Fraudulent candidates get caught when they use examples during interviews of companies that do not exist, or they lack the same level of “authenticity” as a legitimate candidate, according to Jurkiewicz.
“You can game the system pretty easily by using a tool to make the perfect résumé,” Jurkiewicz explains. “Because recruiters are having to sift through [them], the problem is scale, so many that they're just looking at who is the best fit based on the recommendation of artificial intelligence. If they're not trained well on how to spot fraudsters, someone is going to make it to the next step and the next step and the next step if they continue to be able to use these tools.”
Take the case of an engineer hired by Jurkiewicz’s former software development company. The team noticed this engineer would farm out work to their family members in different parts of the world. As his team was auditing the candidate’s output, they also found junk in his code.
“That happens a lot, but this was particularly troublesome,” Jurkiewicz recalls. “We went in and started auditing the code, and we could tell, based on the project, that the same person wasn't writing the same code,” Jurkiewicz says. “When we confronted this person, they literally hung up the phone and we never heard from that person again.” The fraudster likely had three to four people writing code for them, he says, and worked at Jurkiewicz’s company for about five months before being caught.
“As a small company, it threatened our business, but you can imagine, there are some very large companies out there that employ hundreds of thousands of engineers, and this level of fraud could cost them millions, maybe even into the billions, if the scale is big enough and it goes on long enough,” Jurkiewicz adds.

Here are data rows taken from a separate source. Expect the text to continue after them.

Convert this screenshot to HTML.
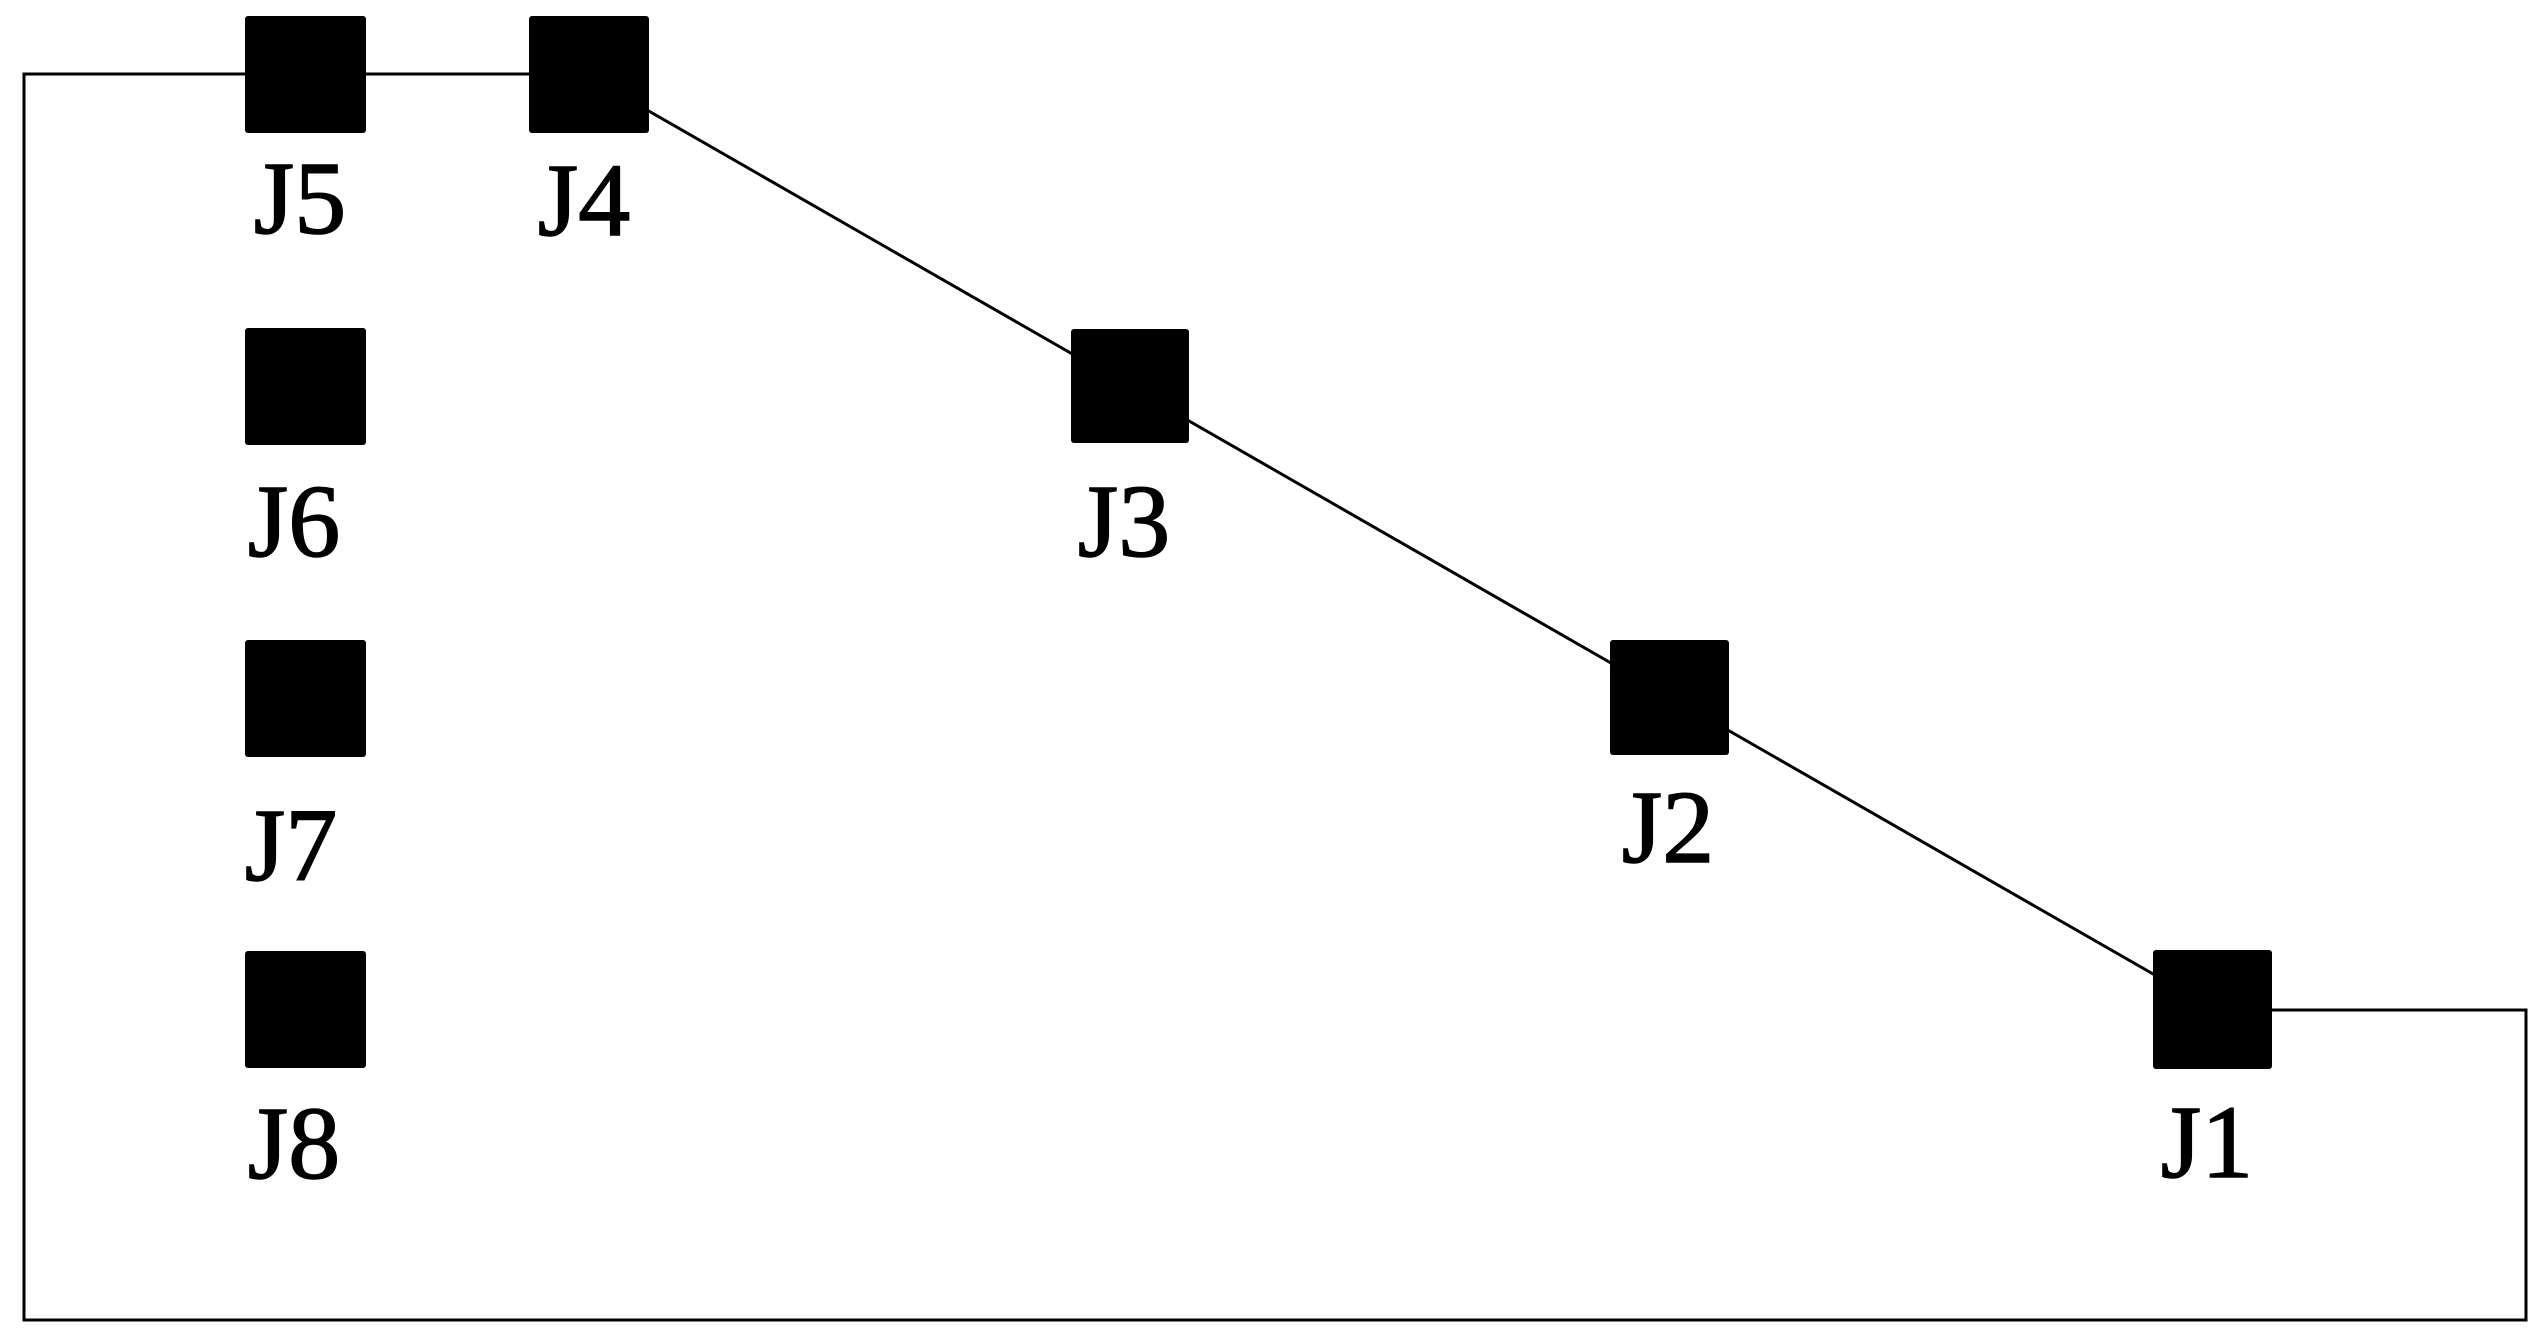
<!DOCTYPE html>
<html><head><style>
html,body{margin:0;padding:0;background:#fff;}
svg{display:block}
text{font-family:"Liberation Serif",serif;font-size:104px;fill:#000;stroke:#000;stroke-width:1.5}
</style></head><body>
<svg width="2540" height="1337" viewBox="0 0 2540 1337" xmlns="http://www.w3.org/2000/svg">
<g fill="none" stroke="#000" stroke-width="3">
<polyline points="590,74 24,74 24,1320 2526,1320 2526,1010 2260,1010"/>
<line x1="640" y1="106" x2="2160" y2="978"/>
</g>
<g fill="#000">
<rect x="245" y="16" width="121" height="117" rx="3"/>
<rect x="529" y="16" width="120" height="117" rx="3"/>
<rect x="245" y="328" width="121" height="117" rx="3"/>
<rect x="245" y="640" width="121" height="117" rx="3"/>
<rect x="245" y="951" width="121" height="117" rx="3"/>
<rect x="1071" y="329" width="118" height="114" rx="3"/>
<rect x="1610" y="640" width="119" height="115" rx="3"/>
<rect x="2153" y="950" width="119" height="119" rx="3"/>
</g>
<text x="300" y="233" text-anchor="middle">J5</text>
<text x="584" y="235" text-anchor="middle">J4</text>
<text x="294" y="556" text-anchor="middle">J6</text>
<text x="1124" y="556" text-anchor="middle">J3</text>
<text x="291" y="880" text-anchor="middle">J7</text>
<text x="1668" y="862" text-anchor="middle">J2</text>
<text x="294" y="1178" text-anchor="middle">J8</text>
<text x="2207" y="1177" text-anchor="middle">J1</text>
</svg>
</body></html>
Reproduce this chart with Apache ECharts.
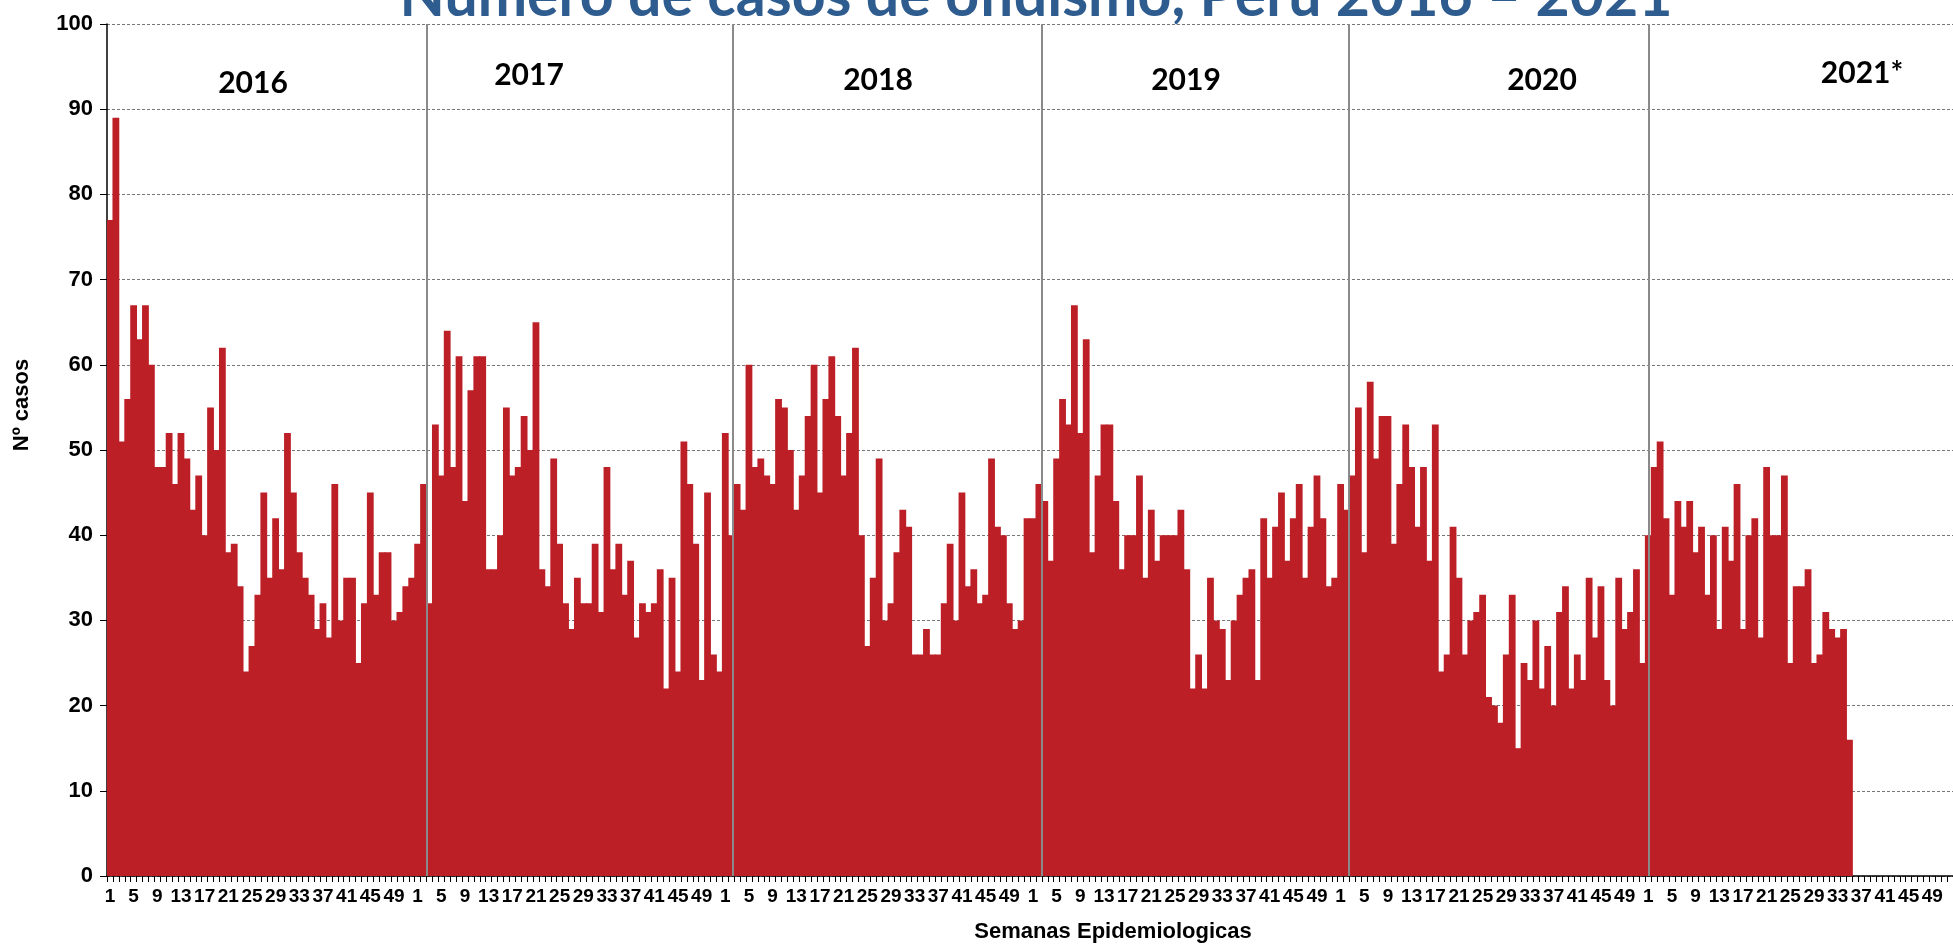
<!DOCTYPE html>
<html>
<head>
<meta charset="utf-8">
<script src="https://cdn.jsdelivr.net/npm/echarts@6/dist/echarts.min.js"></script>
<style>
html,body{margin:0;padding:0;background:#ffffff;}
#chart{width:1953px;height:948px;}
</style>
</head>
<body>
<div id="chart"></div>
<script>
// ---- data ----
const years = ['2016', '2017', '2018', '2019', '2020', '2021'];
const yearLabels = ['2016', '2017', '2018', '2019', '2020', '2021*'];
const weekTickLabels = Array.from({length: 52}, (_, i) => String(i + 1));
const yTicks = [0, 10, 20, 30, 40, 50, 60, 70, 80, 90, 100];

const cases2016 = [77,89,51,56,67,63,67,60,48,48,52,46,52,49,43,47,40,55,50,62,38,39,34,24,27,33,45,35,42,36,52,45,38,35,33,29,32,28,46,30,35,35,25,32,45,33,38,38,30,31,34,35];
const cases2017 = [39,46,32,53,47,64,48,61,44,57,61,61,36,36,40,55,47,48,54,50,65,36,34,49,39,32,29,35,32,32,39,31,48,36,39,33,37,28,32,31,32,36,22,35,24,51,46,39,23,45,26,24];
const cases2018 = [52,40,46,43,60,48,49,47,46,56,55,50,43,47,54,60,45,56,61,54,47,52,62,40,27,35,49,30,32,38,43,41,26,26,29,26,26,32,39,30,45,34,36,32,33,49,41,40,32,29,30,42];
const cases2019 = [42,46,44,37,49,56,53,67,52,63,38,47,53,53,44,36,40,40,47,35,43,37,40,40,40,43,36,22,26,22,35,30,29,23,30,33,35,36,23,42,35,41,45,37,42,46,35,41,47,42,34,35];
const cases2020 = [46,43,47,55,38,58,49,54,54,39,46,53,48,41,48,37,53,24,26,41,35,26,30,31,33,21,20,18,26,33,15,25,23,30,22,27,20,31,34,22,26,23,35,28,34,23,20,35,29,31,36,25];
const cases2021 = [40,48,51,42,33,44,41,44,38,41,33,40,29,41,37,46,29,40,42,28,48,40,40,47,25,34,34,36,25,26,31,29,28,29,16];

// year separators, in weeks counted from the start of 2016 (as drawn in the original)
const yearDividerAt = [54.0, 105.7, 158.0, 209.8, 260.5];

// ---- build ----
const allCases = [cases2016, cases2017, cases2018, cases2019, cases2020, cases2021];
const categories = [];
const values = [];
years.forEach((y, yi) => {
  weekTickLabels.forEach((w, wi) => {
    categories.push(y + '-' + w);
    const v = allCases[yi][wi];
    values.push(v === undefined ? null : v);
  });
});
const totalWeeks = categories.length;

const GRID_LEFT = 107, GRID_TOP = 24, GRID_W = 1860, GRID_H = 852;
const ARIAL = '"Liberation Sans", Arial, sans-serif';
const CAL = 'Lato, "Open Sans", sans-serif';
const BAR = '#BD1F26';

const yearLabelPos = [[253, 83], [529, 75], [878, 80], [1186, 80], [1542, 80], [1862, 73]];

const chart = echarts.init(document.getElementById('chart'), null, {renderer: 'canvas'});
chart.setOption({
  animation: false,
  backgroundColor: '#ffffff',
  grid: {left: GRID_LEFT, top: GRID_TOP, width: GRID_W, height: GRID_H, containLabel: false},
  xAxis: [{
    type: 'category',
    data: categories,
    boundaryGap: true,
    axisLine: {show: true, lineStyle: {color: '#000', width: 1.5}},
    axisTick: {show: true, interval: 0, length: 6, lineStyle: {color: '#000', width: 1}},
    axisLabel: {
      interval: 3,
      margin: 11,
      color: '#000',
      fontFamily: ARIAL,
      fontWeight: 'bold',
      fontSize: 19,
      formatter: v => v.split('-')[1]
    },
    splitLine: {show: false}
  }, {
    type: 'value',
    min: 0,
    max: totalWeeks,
    show: false
  }],
  yAxis: {
    type: 'value',
    min: 0,
    max: 100,
    interval: 10,
    axisLine: {show: true, lineStyle: {color: '#000', width: 1.5}},
    axisTick: {show: true, length: 7, lineStyle: {color: '#000'}},
    axisLabel: {
      margin: 14,
      color: '#000',
      fontFamily: ARIAL,
      fontWeight: 'bold',
      fontSize: 22,
      formatter: v => (yTicks.indexOf(v) >= 0 ? String(v) : '')
    },
    splitLine: {show: true, lineStyle: {color: '#777', width: 1, type: [3, 2]}}
  },
  series: [{
    type: 'bar',
    data: values,
    barWidth: 6.8,
    barGap: '-100%',
    itemStyle: {color: BAR},
    emphasis: {disabled: true}
  }, {
    type: 'line',
    xAxisIndex: 1,
    data: [],
    showSymbol: false,
    silent: true,
    markLine: {
      silent: true,
      symbol: 'none',
      label: {show: false},
      lineStyle: {color: '#8a8a8a', width: 2, type: 'solid'},
      data: yearDividerAt.map(x => ({xAxis: x}))
    }
  }],
  graphic: [
    {
      type: 'text',
      style: {
        x: 1036, y: 26, text: 'Número de casos de ofidismo, Perú 2016 – 2021',
        fill: '#2E5C8F', font: 'bold 59px ' + CAL,
        textAlign: 'center', textVerticalAlign: 'bottom'
      }
    },
    ...yearLabels.map((t, i) => ({
      type: 'text',
      style: {
        x: yearLabelPos[i][0], y: yearLabelPos[i][1], text: t,
        fill: '#000', font: 'bold 30px ' + CAL,
        textAlign: 'center', textVerticalAlign: 'middle'
      }
    })),
    {
      type: 'text',
      style: {
        x: 1113, y: 932, text: 'Semanas Epidemiologicas',
        fill: '#000', font: 'bold 22px ' + ARIAL,
        textAlign: 'center', textVerticalAlign: 'middle'
      }
    },
    {
      type: 'text',
      x: 22, y: 405, rotation: Math.PI / 2,
      style: {
        x: 0, y: 0, text: 'Nº casos',
        fill: '#000', font: 'bold 22px ' + ARIAL,
        textAlign: 'center', textVerticalAlign: 'middle'
      }
    }
  ]
});
</script>
</body>
</html>
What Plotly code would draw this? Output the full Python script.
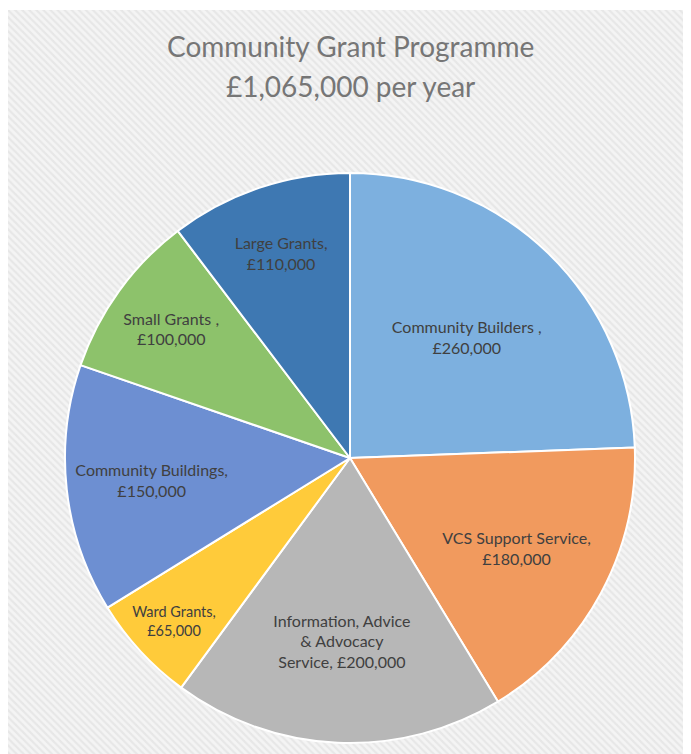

Here’s another example, courtesy of CNBC: Pindrop Security, an Atlanta-based voice authentication startup, hired someone for a senior engineering role, but problems arose when the candidate’s facial expressions and word use appeared mismatched during video calls. And that’s not an uncommon occurrence.
Ben Sesser, CEO of BrightHire, an interview intelligence platform, shared an experience in which a client looked one way during a Zoom call, but the screen flickered and audio appeared mismatched with the person’s face. The candidate was asked to turn off their video and turn it back on—and when they did so, they looked completely different, due to deepfake technology.
Sesser explains that fake candidates will boast about their experiences working for tech companies like Amazon or Meta that are “too good to be true.”
“If you just think about what the approach is for these folks, it's very rote,” Sesser says. “It's very many applications, perfect résumés.”
Fraudsters often target entry-level and midlevel engineering, along with tech roles such as network administrators, Jurkiewicz says: “The real threat to employers is not just the fact that someone can be hired, but it's also the fact that during the hiring process, time is being wasted.”
How Can Authentic Candidates Succeed Against Fake Candidates?
If authentic candidates are using AI, they should openly disclose that during a job interview. That can give them an advantage, according to Jurkiewicz. In fact, it would be unrealistic for workers to not use AI in some capacity during the job-hunting process, he notes.
Jurkiewicz says candidates can also distinguish themselves from fake candidates by not only highlighting skills on their résumé, but explaining how they were developed and how the skills are strategic to their potential employer. Selling how you can use those skills in a specific organization could go beyond anything AI can do, Jurkiewicz suggests.
In addition, candidates can have potential employers call a reference at their corporate number rather than just a mobile phone number to prove that their experience is legitimate.
To counteract fake candidates that pose as competition, authentic candidates could show up to at least one interview in person, especially for critical or sensitive roles, Karnik advises: “Companies can and should continue hiring remotely, but for sensitive positions, it may be worth requiring at least one key interview to happen in person — or adding other verification steps to reduce risk.”
In addition, showing a level of personalization during the application process could help an authentic candidate stand out from a large pile that includes fake candidates. “Anything that a job seeker can do, whether it's in the application or in the interview process, to stand out, just to show a level of effort and personalization is going to be important,” Sesser says, “and a clear delineator between somebody who's putting some time and attention into the endeavor versus these folks who are applying for thousands of jobs.”